From Within: Lupulella Howl, 2022
Ceramic, photograph, brass peephole
Wendt's From Within ceramic series, is based on Egyptian canopic jars and Stanhope viewers. Inspired by the isolation of the recent pandemic, each of the fourteen jars all contain a group portrait of the other 13 jars, the idea being that we carry those whom we are connected to inside of us. Like Walt Whitman’s “I contain multitudes,” this project incorporates the idea of inherited memory which has been the foundation of several recent projects of hers. Here, the internal images can only be seen when you lift the head or lid and let the light in.

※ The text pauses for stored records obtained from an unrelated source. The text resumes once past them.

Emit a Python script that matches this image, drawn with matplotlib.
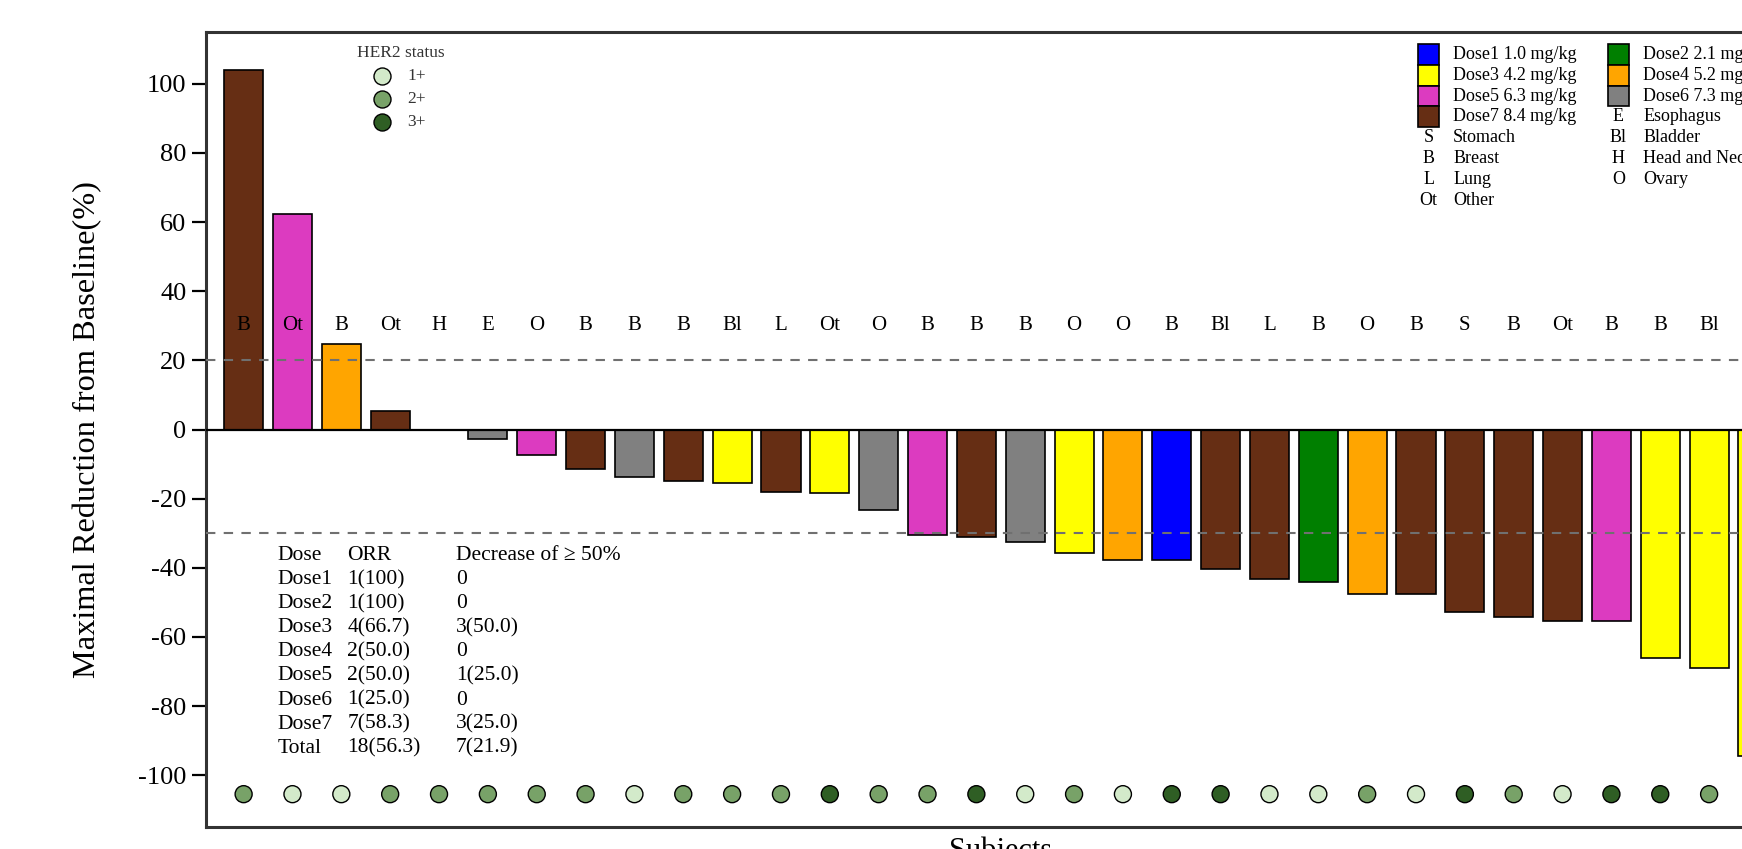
import matplotlib
matplotlib.use("Agg")
import matplotlib.pyplot as plt
from matplotlib.patches import Rectangle

plt.rcParams["font.family"] = ["Liberation Serif", "DejaVu Serif"]
plt.rcParams["axes.unicode_minus"] = False

# ---- per-subject data (sorted by best response) ----
change = [104.0, 62.3, 24.8, 5.4, 0.0, -2.8, -7.4, -11.5, -13.8, -15.0,
          -15.4, -18.0, -18.5, -23.3, -30.6, -31.1, -32.6, -35.6, -37.8, -37.8,
          -40.4, -43.2, -44.1, -47.5, -47.5, -52.8, -54.2, -55.3, -55.5, -66.2,
          -69.0, -94.4]
dose_level = [7, 5, 4, 7, 4, 6, 5, 7, 6, 7, 3, 7, 3, 6, 5, 7, 6, 3, 4, 1,
              7, 7, 2, 4, 7, 7, 7, 7, 5, 3, 3, 3]
tumor_type = ["B", "Ot", "B", "Ot", "H", "E", "O", "B", "B", "B", "Bl", "L",
              "Ot", "O", "B", "B", "B", "O", "O", "B", "Bl", "L", "B", "O",
              "B", "S", "B", "Ot", "B", "B", "Bl", "B"]
her2_status = [2, 1, 1, 2, 2, 2, 2, 2, 1, 2, 2, 2, 3, 2, 2, 3, 1, 2, 1, 3,
               3, 1, 1, 2, 1, 3, 2, 1, 3, 3, 2, 2]

# ---- dose groups ----
dose_labels = ["Dose1 1.0 mg/kg", "Dose2 2.1 mg/kg", "Dose3 4.2 mg/kg",
               "Dose4 5.2 mg/kg", "Dose5 6.3 mg/kg", "Dose6 7.3 mg/kg",
               "Dose7 8.4 mg/kg"]
dose_colors = ["#0000FF", "#007F00", "#FFFF00", "#FFA500", "#DC3BC0",
               "#808080", "#662E14"]

# ---- tumour type codes ----
type_codes_col1 = ["S", "B", "L", "Ot"]
type_names_col1 = ["Stomach", "Breast", "Lung", "Other"]
type_codes_col2 = ["E", "Bl", "H", "O"]
type_names_col2 = ["Esophagus", "Bladder", "Head and Neck", "Ovary"]

# ---- HER2 status ----
her2_labels = ["1+", "2+", "3+"]
her2_colors = ["#D3EACA", "#78A268", "#2F5E24"]

# ---- summary table ----
table_header = ["Dose", "ORR", "Decrease of \u2265 50%"]
table_dose = ["Dose1", "Dose2", "Dose3", "Dose4", "Dose5", "Dose6", "Dose7", "Total"]
table_orr = ["1(100)", "1(100)", "4(66.7)", "2(50.0)", "2(50.0)", "1(25.0)",
             "7(58.3)", "18(56.3)"]
table_dec50 = ["0", "0", "3(50.0)", "0", "1(25.0)", "0", "3(25.0)", "7(21.9)"]

n = len(change)
xpos = list(range(n))

fig = plt.figure(figsize=(17.42, 8.49), dpi=100)
ax = fig.add_axes([0.11826, 0.0259, 0.9125, 0.9364])
ax.set_xlim(-0.77, n - 0.23)
ax.set_ylim(-115, 115)

# bars
bar_colors = [dose_colors[d - 1] for d in dose_level]
ax.bar(xpos, change, width=0.8, color=bar_colors, edgecolor="black",
       linewidth=1.2, zorder=2)

# reference lines
ax.axhline(0, color="black", linewidth=1.6, zorder=3)
for yref in (20, -30):
    ax.axhline(yref, color="#707070", linewidth=1.5, dashes=(4.5, 4), zorder=4)

# tumour type codes above the bars
for x, t in zip(xpos, tumor_type):
    ax.text(x, 30, t, ha="center", va="center", fontsize=15, zorder=5)

# HER2 status dots along the bottom
ax.scatter(xpos, [-105.5] * n, s=150,
           c=[her2_colors[h - 1] for h in her2_status],
           edgecolors="black", linewidths=1.0, zorder=5)

# HER2 status key
ax.text(3.21, 108.8, "HER2 status", ha="center", va="center", fontsize=12.5,
        color="#333333")
for k, (lab, col) in enumerate(zip(her2_labels, her2_colors)):
    yy = 102.2 - 6.6 * k
    ax.scatter([2.84], [yy], s=150, c=[col], edgecolors="black",
               linewidths=1.0, zorder=5)
    ax.text(3.35, yy, lab, ha="left", va="center", fontsize=12.5,
            color="#333333")

# dose / tumour type key
row0, rstep = 108.5, 6.02
sq_w = 0.42
col_sq = [24.05, 27.93]
col_txt = [24.76, 28.65]
col1_doses = [0, 2, 4, 6]
col2_doses = [1, 3, 5]
for col, doses in enumerate((col1_doses, col2_doses)):
    for r, d in enumerate(doses):
        yc = row0 - rstep * r
        ax.add_patch(Rectangle((col_sq[col], yc - rstep / 2), sq_w, rstep,
                               facecolor=dose_colors[d], edgecolor="black",
                               linewidth=1.2, zorder=5))
        ax.text(col_txt[col], yc, dose_labels[d], ha="left", va="center",
                fontsize=13)
for col, (codes, names, start) in enumerate(
        ((type_codes_col1, type_names_col1, 4),
         (type_codes_col2, type_names_col2, 3))):
    for r, (c, nm) in enumerate(zip(codes, names)):
        yc = row0 - rstep * (start + r)
        ax.text(col_sq[col] + sq_w / 2, yc, c, ha="center", va="center",
                fontsize=13)
        ax.text(col_txt[col], yc, nm, ha="left", va="center", fontsize=13)

# response summary table
tab_x = [0.70, 2.12, 4.35]
tab_y0, tab_step = -36.4, 6.98
for j, h in enumerate(table_header):
    ax.text(tab_x[j], tab_y0, h, ha="left", va="center", fontsize=15.5)
for i, (d, o, dd) in enumerate(zip(table_dose, table_orr, table_dec50)):
    yy = tab_y0 - tab_step * (i + 1)
    ax.text(tab_x[0], yy, d, ha="left", va="center", fontsize=15.5)
    ax.text(tab_x[1], yy, o, ha="left", va="center", fontsize=15.5)
    ax.text(tab_x[2], yy, dd, ha="left", va="center", fontsize=15.5)

# axes styling
ax.set_yticks(range(-100, 101, 20))
ax.set_xticks([])
ax.tick_params(axis="y", direction="out", length=10, width=1.6,
               labelsize=19, pad=4)
for side in ("left", "top", "bottom", "right"):
    ax.spines[side].set_linewidth(2.2)
    ax.spines[side].set_color("#333333")

ax.set_ylabel("Maximal Reduction from Baseline(%)", fontsize=23.3)
ax.yaxis.set_label_coords(-0.065, 0.5)
ax.set_xlabel("Subjects", fontsize=22, labelpad=7)

fig.savefig("out.png", dpi=100)
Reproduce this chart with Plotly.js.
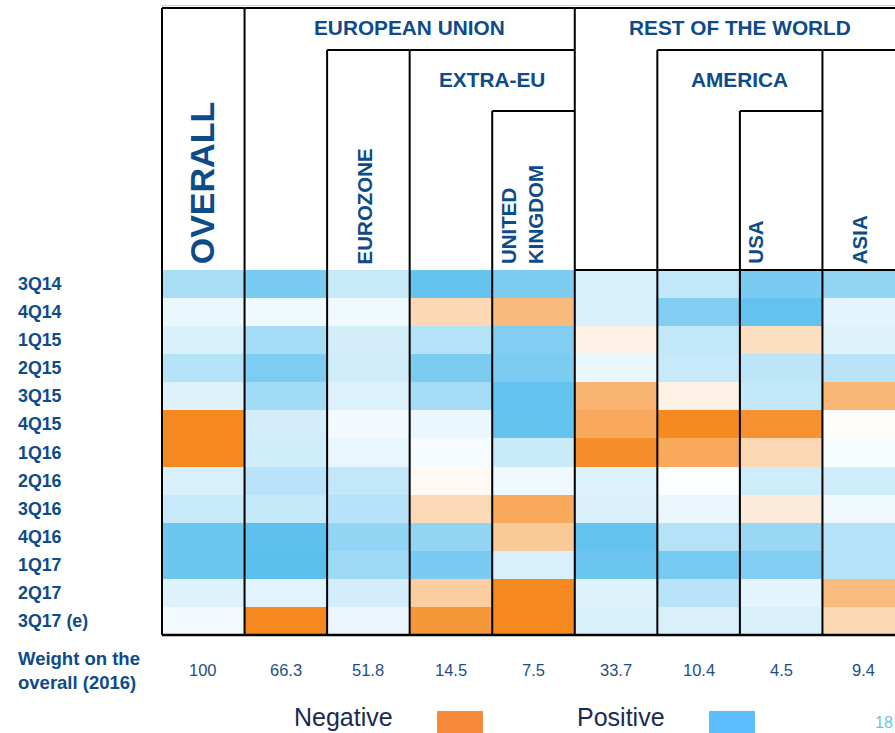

ALYSSA TAYLOR WENDT is a multidisciplinary artist, filmmaker and curator working in Austin and Detroit. Her recent projects reference ritual, inherited memory, hidden strata of history, and the death cycle of architecture using video, sculpture, photography, and performance. Earning her MFA from Bard, she has shown internationally since 2004: the FRONT Triennial, Ohio (2022), Women and Their Work, Austin (2015); Co-Lab Projects, Austin (2012, 2010); Vox Populi, Philadelphia (2011); TSA, Los Angeles (2018); Third Man Records, Detroit (2016); New Museum, NY (2011); Miami Art Basel (2008); Museum of Art and Design, NY (2013), Deitch Projects, NY (2005) and Fusebox Festival, Austin (2012). She is a recipient of several awards, including Official Winner of the International Istanbul Film Festival Award for H A I N T and TMI at Sigues du Nuit festival in Paris. She is currently completing a second master’s degree in Museum Studies from Harvard and plans to open a museum of cultural artifacts in Detroit.